Introdotto da Mamdani come “un’icona”, Sanders ha subito sottolineato il carattere di “movimento dal basso” della campagna del candidato democratico, lanciandosi quindi in un attacco all’oligarchia che è il tema del suo tour e che risuona a New York come forse da nessun altra parte in America. Quest’elezione è “un banco di prova per verificare se la democrazia è ancora in grado di prevalere”, ha detto Sanders, che ha fatto i nomi degli “oligarchi” della finanza, dei media e dell’hi-tech che si sono alleati con Trump: da Bill Ackman a Larry Ellison a Jeff Bezos ed Elon Musk. “Quello cui state assistendo ora è il prevalere in entrambi i partiti di un’oligarchia con uno straordinario potere economico e politico”, ha detto Sanders che, tra gli applausi fragorosi, ha concluso: “Noi siamo qui stasera per dire: al diavolo voi. Vi affronteremo!”.

L’entusiasmo del Brooklyn College non dissolve comunque i timori che emergono dal team di Zohran Mamdani. Il candidato ha vinto le primarie democratiche, ma non è sostenuto dalla leadership del partito, preoccupata dalla piega decisamente progressista della sua campagna. Nello scontro è poi clamorosamente entrato Donald Trump, che su Truth ha preso di mira Mamdani e che appoggia l’attuale sindaco Adams. Mamdani, al momento, ha nei sondaggi un vantaggio a due cifre su Andrew Cuomo, ex governatore dello Stato di New York e suo concorrente più diretto, ma la forza economica e mediatica di Trump, e lo scarso entusiasmo dei maggiorenti democratici, rendono tutt’altro che tranquillo il suo percorso. La politica nazionale è entrata a tal punto nello scontro su New York da far prevedere un possibile ruolo per Adams nell’amministrazione Trump. Secondo il New York Times, il presidente Usa starebbe valutando la candidatura di Adams ad ambasciatore in Arabia Saudita, posizione di eccezionale importanza, considerati i legami politici, militari, economici tra Washington e Ryad. Altre fonti parlano di una possibile nomina di Adams a segretario al Department of Housing and Urban Development.

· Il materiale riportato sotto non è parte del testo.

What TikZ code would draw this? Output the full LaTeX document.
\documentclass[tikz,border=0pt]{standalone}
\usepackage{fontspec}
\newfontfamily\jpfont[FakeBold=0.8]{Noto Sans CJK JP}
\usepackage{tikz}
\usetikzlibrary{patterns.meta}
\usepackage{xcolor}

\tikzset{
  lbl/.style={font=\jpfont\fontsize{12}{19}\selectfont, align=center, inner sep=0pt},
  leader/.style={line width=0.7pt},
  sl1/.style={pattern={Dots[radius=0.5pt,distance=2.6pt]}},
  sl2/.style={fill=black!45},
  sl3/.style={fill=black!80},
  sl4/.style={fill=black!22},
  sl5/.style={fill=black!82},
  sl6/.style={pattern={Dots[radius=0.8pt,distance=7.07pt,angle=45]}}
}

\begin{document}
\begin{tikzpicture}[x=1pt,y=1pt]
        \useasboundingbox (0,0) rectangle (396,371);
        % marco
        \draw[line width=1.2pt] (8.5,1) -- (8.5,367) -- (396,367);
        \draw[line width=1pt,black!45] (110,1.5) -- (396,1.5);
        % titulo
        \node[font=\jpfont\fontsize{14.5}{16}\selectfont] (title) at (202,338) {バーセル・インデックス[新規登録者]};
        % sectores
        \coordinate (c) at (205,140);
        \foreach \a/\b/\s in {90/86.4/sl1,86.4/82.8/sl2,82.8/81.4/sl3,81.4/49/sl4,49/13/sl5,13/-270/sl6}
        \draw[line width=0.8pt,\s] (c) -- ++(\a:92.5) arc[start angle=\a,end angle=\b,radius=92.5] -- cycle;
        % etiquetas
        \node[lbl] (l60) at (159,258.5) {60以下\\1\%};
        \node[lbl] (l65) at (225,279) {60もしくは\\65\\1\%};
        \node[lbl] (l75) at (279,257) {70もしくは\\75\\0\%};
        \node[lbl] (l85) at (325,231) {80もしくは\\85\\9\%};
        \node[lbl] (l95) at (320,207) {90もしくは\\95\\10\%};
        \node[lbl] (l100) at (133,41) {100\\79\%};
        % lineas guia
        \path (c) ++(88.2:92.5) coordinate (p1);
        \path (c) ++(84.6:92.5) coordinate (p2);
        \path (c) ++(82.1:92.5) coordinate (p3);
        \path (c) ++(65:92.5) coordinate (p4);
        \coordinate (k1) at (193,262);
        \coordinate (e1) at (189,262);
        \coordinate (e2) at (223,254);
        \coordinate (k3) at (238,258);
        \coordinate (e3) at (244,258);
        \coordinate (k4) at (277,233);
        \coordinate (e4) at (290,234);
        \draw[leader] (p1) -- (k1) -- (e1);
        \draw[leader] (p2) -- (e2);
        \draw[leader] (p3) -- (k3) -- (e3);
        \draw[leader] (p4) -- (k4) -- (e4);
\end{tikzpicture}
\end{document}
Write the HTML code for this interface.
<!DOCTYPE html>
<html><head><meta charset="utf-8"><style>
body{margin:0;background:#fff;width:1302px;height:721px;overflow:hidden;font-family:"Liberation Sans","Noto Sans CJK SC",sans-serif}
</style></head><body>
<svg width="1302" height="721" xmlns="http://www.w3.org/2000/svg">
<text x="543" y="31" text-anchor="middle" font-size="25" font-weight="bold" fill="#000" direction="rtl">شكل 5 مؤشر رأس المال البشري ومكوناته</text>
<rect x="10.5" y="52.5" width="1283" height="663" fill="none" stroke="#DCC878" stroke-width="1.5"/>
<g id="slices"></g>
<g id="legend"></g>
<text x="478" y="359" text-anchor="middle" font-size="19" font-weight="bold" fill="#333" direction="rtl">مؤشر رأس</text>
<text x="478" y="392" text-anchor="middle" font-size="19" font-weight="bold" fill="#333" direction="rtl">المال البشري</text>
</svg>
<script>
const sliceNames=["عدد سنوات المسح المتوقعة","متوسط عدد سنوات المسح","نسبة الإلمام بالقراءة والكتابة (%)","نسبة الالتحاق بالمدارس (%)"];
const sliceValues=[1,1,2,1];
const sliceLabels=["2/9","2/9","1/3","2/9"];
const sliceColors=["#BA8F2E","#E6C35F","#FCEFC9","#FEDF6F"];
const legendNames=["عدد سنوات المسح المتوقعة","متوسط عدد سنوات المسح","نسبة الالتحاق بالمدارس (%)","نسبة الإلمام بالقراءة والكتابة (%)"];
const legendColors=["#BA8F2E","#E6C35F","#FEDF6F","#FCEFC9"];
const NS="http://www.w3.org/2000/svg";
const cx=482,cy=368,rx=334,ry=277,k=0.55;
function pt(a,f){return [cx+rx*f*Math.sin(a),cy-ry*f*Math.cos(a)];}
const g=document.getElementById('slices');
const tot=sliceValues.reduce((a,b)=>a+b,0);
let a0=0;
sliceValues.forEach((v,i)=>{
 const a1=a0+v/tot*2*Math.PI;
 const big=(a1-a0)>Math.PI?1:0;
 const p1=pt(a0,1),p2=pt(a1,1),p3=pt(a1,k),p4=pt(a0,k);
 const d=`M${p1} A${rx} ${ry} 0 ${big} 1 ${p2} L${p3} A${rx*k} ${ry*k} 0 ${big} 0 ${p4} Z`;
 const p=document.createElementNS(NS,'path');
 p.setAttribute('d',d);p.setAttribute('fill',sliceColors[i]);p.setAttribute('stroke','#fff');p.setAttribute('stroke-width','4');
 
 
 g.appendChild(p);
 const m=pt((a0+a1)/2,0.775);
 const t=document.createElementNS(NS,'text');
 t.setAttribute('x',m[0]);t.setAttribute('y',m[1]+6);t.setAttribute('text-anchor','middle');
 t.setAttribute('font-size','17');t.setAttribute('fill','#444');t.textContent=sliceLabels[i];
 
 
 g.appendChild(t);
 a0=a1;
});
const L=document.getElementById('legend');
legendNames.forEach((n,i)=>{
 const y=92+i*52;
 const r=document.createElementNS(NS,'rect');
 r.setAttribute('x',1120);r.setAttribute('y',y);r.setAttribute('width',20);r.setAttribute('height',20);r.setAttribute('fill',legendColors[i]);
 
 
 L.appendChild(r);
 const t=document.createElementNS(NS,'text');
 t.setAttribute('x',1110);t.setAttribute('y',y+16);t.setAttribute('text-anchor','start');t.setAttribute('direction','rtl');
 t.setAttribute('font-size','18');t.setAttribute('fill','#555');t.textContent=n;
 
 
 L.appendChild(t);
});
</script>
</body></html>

Se la campagna elettorale di New York conquista una rilevanza nazionale, considerate dimensioni e importanza globale della città, va comunque rilevato che sono diversi i centri urbani americani che in questi mesi vedono emergere politici progressisti. L’aumento delle diseguaglianze di reddito, il costo spropositato della vita, la perdita di tutele per le fasce più deboli diventano temi sempre più importanti del dibattito politico e rilanciano appunto i candidati della sinistra. A Minneapolis, il senatore progressista dello Stato Omar Fateh si è candidato a sindaco riprendendo i temi utilizzati da Mamdani: da prezzi più accessibili per le case a maggiori tutele dei lavoratori. Situazione simile ad Albuquerque, New Mexico, dove Alex Uballaz si è candidato a sindaco con un programma di “alloggio per tutti”, e a Seattle, Stato di Washington, dove Katie Wilbson sfida l’attuale sindaco Bruce Harrell con un programma focalizzato sull’aumento del costo degli alloggi, sui senzatetto e sul sostegno alle piccole imprese. Il fatto che l’emergere dei candidati più progressisti arrivi nel momento in cui l’amministrazione Trump dispiega l’esercito in diversi centri urbani e progetta di limitare i poteri degli amministratori locali, rende la sfida ancora più infiammata e incerta. “Quello che gli oligarchi temono è che Mamdani diventi un esempio di ciò che potrebbe accadere in tutti gli Stati Uniti”, ha detto Sanders durante l’evento al Brooklyn College.